Bien sûr pendant ces vacances je “fais” quelques tâches :
je fais les courses, je fais à manger, je fais en sorte que les enfants se couchent à des heures raisonnables pour ne pas pourrir de leur fatigue la journée suivante, je recadre quand il faut. Mais pour le reste, je mets un maximum de “rien”, de volontairement non productif, sans objectif, sans résultat, sans but.
Je suis là. Juste là. Je suis. Ce qui est est. Et c’est tout.
Une image me revient. J’imagine un verre plein d’eau boueuse. Chaque fois que je le bouge, chaque fois que je le remue, l’eau est trouble. En revanche, si je le laisse posé suffisamment longtemps, la boue se dépose au fond et l’eau devient claire au dessus.

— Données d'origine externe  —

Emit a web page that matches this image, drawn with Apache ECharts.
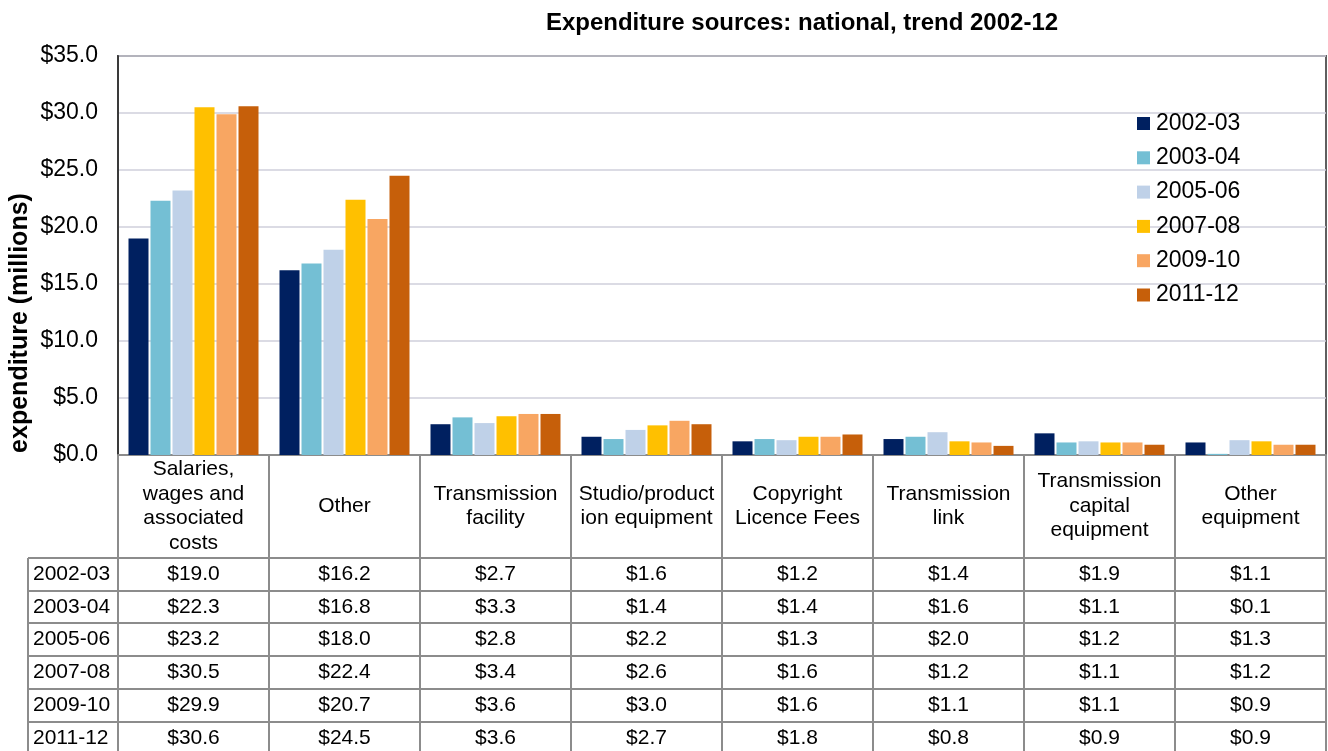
<!DOCTYPE html>
<html>
<head>
<meta charset="utf-8">
<title>Expenditure sources: national, trend 2002-12</title>
<script src="https://cdn.jsdelivr.net/npm/echarts@6/dist/echarts.min.js"></script>
<style>
  html, body { margin: 0; padding: 0; background: #fff; }
  #chart { width: 1328px; height: 751px; }
</style>
</head>
<body>
<div id="chart"></div>
<script>
// Expenditure categories (wrapped the way the header row shows them)
const categories = [
  'Salaries,\nwages and\nassociated\ncosts',
  'Other',
  'Transmission\nfacility',
  'Studio/product\nion equipment',
  'Copyright\nLicence Fees',
  'Transmission\nlink',
  'Transmission\ncapital\nequipment',
  'Other\nequipment'
];

// Financial years shown as series
const years = ['2002-03', '2003-04', '2005-06', '2007-08', '2009-10', '2011-12'];

// Expenditure in $ millions, one array per year, in category order
const exp2002_03 = [19.0, 16.2, 2.7, 1.6, 1.2, 1.4, 1.9, 1.1];
const exp2003_04 = [22.3, 16.8, 3.3, 1.4, 1.4, 1.6, 1.1, 0.1];
const exp2005_06 = [23.2, 18.0, 2.8, 2.2, 1.3, 2.0, 1.2, 1.3];
const exp2007_08 = [30.5, 22.4, 3.4, 2.6, 1.6, 1.2, 1.1, 1.2];
const exp2009_10 = [29.9, 20.7, 3.6, 3.0, 1.6, 1.1, 1.1, 0.9];
const exp2011_12 = [30.6, 24.5, 3.6, 2.7, 1.8, 0.8, 0.9, 0.9];

// Value axis range
const yMin = 0;
const yMax = 35;
const yStep = 5;

const seriesValues = [exp2002_03, exp2003_04, exp2005_06, exp2007_08, exp2009_10, exp2011_12];
const seriesColors = ['#002060', '#74BFD4', '#BFD1E8', '#FFC000', '#F8A662', '#C65F0A'];

const FONT = '"Liberation Sans", Arial, sans-serif';
const GRID_LINE = '#8c8c8c';
const fmt = v => '$' + v.toFixed(1);

const chart = echarts.init(document.getElementById('chart'), null, { renderer: 'canvas' });

chart.setOption({
  animation: false,
  backgroundColor: '#ffffff',
  textStyle: { fontFamily: FONT, color: '#000' },
  grid: {
    left: 118, right: 2, top: 56, bottom: 296,
    show: true, borderColor: '#5f5f5f', borderWidth: 2, backgroundColor: 'transparent'
  },
  legend: {
    orient: 'vertical',
    left: 1132, top: 107,
    icon: 'rect', itemWidth: 13, itemHeight: 13, itemGap: 11.3,
    textStyle: { fontFamily: FONT, fontSize: 23, color: '#000', padding: [0, 0, 0, 1] },
    data: years
  },
  xAxis: {
    type: 'category',
    data: categories,
    axisLine: { lineStyle: { color: GRID_LINE, width: 2 } },
    axisTick: { show: true, length: 300, lineStyle: { color: GRID_LINE, width: 2 } },
    axisLabel: {
      interval: 0, margin: 51, verticalAlign: 'middle',
      fontFamily: FONT, fontSize: 21, lineHeight: 24.5, color: '#000', align: 'center'
    }
  },
  yAxis: {
    type: 'value',
    min: yMin, max: yMax, interval: yStep,
    axisLine: { show: true, lineStyle: { color: '#3a3a3a', width: 2 } },
    axisTick: { show: false },
    splitLine: { lineStyle: { color: '#cfcfdb', width: 1.5 } },
    axisLabel: { formatter: v => fmt(v), margin: 20, fontFamily: FONT, fontSize: 23, color: '#000' }
  },
  series: years.map((y, i) => ({
    name: y,
    type: 'bar',
    data: seriesValues[i],
    barWidth: 20,
    barGap: '10%',
    itemStyle: { color: seriesColors[i] }
  }))
});

// Data table underneath the plot, laid out on the category axis positions
function buildTable() {
  const yBase = chart.convertToPixel({ yAxisIndex: 0 }, 0);
  const x0 = chart.convertToPixel({ xAxisIndex: 0 }, 0);
  const x1 = chart.convertToPixel({ xAxisIndex: 0 }, 1);
  const band = x1 - x0;
  const tableRight = x0 - band / 2 + band * categories.length;
  const labelLeft = 28;
  const headerH = 102.7;
  const rowH = 32.8;
  const firstRow = yBase + headerH;
  const els = [];

  for (let r = 0; r <= years.length; r++) {
    const y = Math.round(firstRow + r * rowH);
    els.push({
      type: 'line', silent: true,
      shape: { x1: labelLeft, y1: y, x2: tableRight, y2: y },
      style: { stroke: GRID_LINE, lineWidth: 2 }
    });
  }
  els.push({
    type: 'line', silent: true,
    shape: { x1: labelLeft, y1: Math.round(firstRow), x2: labelLeft, y2: 760 },
    style: { stroke: GRID_LINE, lineWidth: 2 }
  });

  years.forEach((yr, r) => {
    const cy = firstRow + r * rowH + rowH / 2;
    els.push({
      type: 'text', silent: true, x: labelLeft + 5, y: cy,
      style: { text: yr, fontFamily: FONT, fontSize: 21, fill: '#000', align: 'left', verticalAlign: 'middle' }
    });
    seriesValues[r].forEach((v, c) => {
      const cx = chart.convertToPixel({ xAxisIndex: 0 }, c);
      els.push({
        type: 'text', silent: true, x: cx, y: cy,
        style: { text: fmt(v), fontFamily: FONT, fontSize: 21, fill: '#000', align: 'center', verticalAlign: 'middle' }
      });
    });
  });

  // Chart title
  els.push({
    type: 'text', silent: true, x: 802, y: 23,
    style: { text: 'Expenditure sources: national, trend 2002-12', fontFamily: FONT, fontSize: 24,
             fontWeight: 'bold', fill: '#000', align: 'center', verticalAlign: 'middle' }
  });
  // Value axis title
  els.push({
    type: 'text', silent: true, x: 20, y: 323, rotation: Math.PI / 2,
    style: { text: 'expenditure (millions)', fontFamily: FONT, fontSize: 25,
             fontWeight: 'bold', fill: '#000', align: 'center', verticalAlign: 'middle' }
  });

  chart.setOption({ graphic: { elements: els } });
}

buildTable();
</script>
</body>
</html>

Avec ces quelques jours de “rien”, je pose mon verre. Volontairement. J’évite de le remuer. Je laisse décanter.
À mon retour, je constate que je vois avec bien plus de clarté tout ce qui se passe en ce moment pour moi, et choisir comment agir.
Dans la semaine qui a suivi, les conditions n’ont pas changé comme par magie.
Et pourtant plein de choses ont changé.
Par exemple, une personne s’est manifestée pour prendre le relais de ma référente qui est en arrêt maladie et faire un point avec moi tous les 15 jours. J’ai retrouvé de la motivation et de l’intérêt pour mon travail alors que j’envisageais de démissionner. J’ai accepté intérieurement certains éléments contre lesquels je me rebellais depuis des mois. Je me remets au travail, et je ne suis plus dans la lutte et l’effort permanent. Des idées d’articles fusent alors que mon cerveau était sec depuis des semaines.
Depuis mon retour, je veille à préserver des mini moments de rien AVANT d’en avoir besoin. Ne pas me précipiter sur mon téléphone ou autre pour remplir les vides. Remettre des interstices, des pauses dans ma journée. Boire un thé sans rien faire d’autre que sentir la tasse chaude entre mes mains. Me poser dans mon canapé et observer les pensées qui me traversent et le confort du matelas. Sortir faire un tour avec mes cinq sens en éveil pour recevoir ce qui m’entoure. Vider ma poubelle avant qu’elle ne soit pleine.
Ralentir. Respirer.
C’est toujours le tourbillon dans ma tête, j’ai toujours des grands huit émotionnels, je suis comme ça, je ne sais pas si ça changera un jour. Ce qui change au fil du temps, c’est ma capacité à moins me faire emporter par ce tourbillon et d’être capable de l’observer avec du recul.
Ces moments de rien, de vacance, de vide, sont essentiels pour ça. De façon préventive.
Ce texte nous a été transmis par une fabuleuse maman, Anne-Claire Chêne.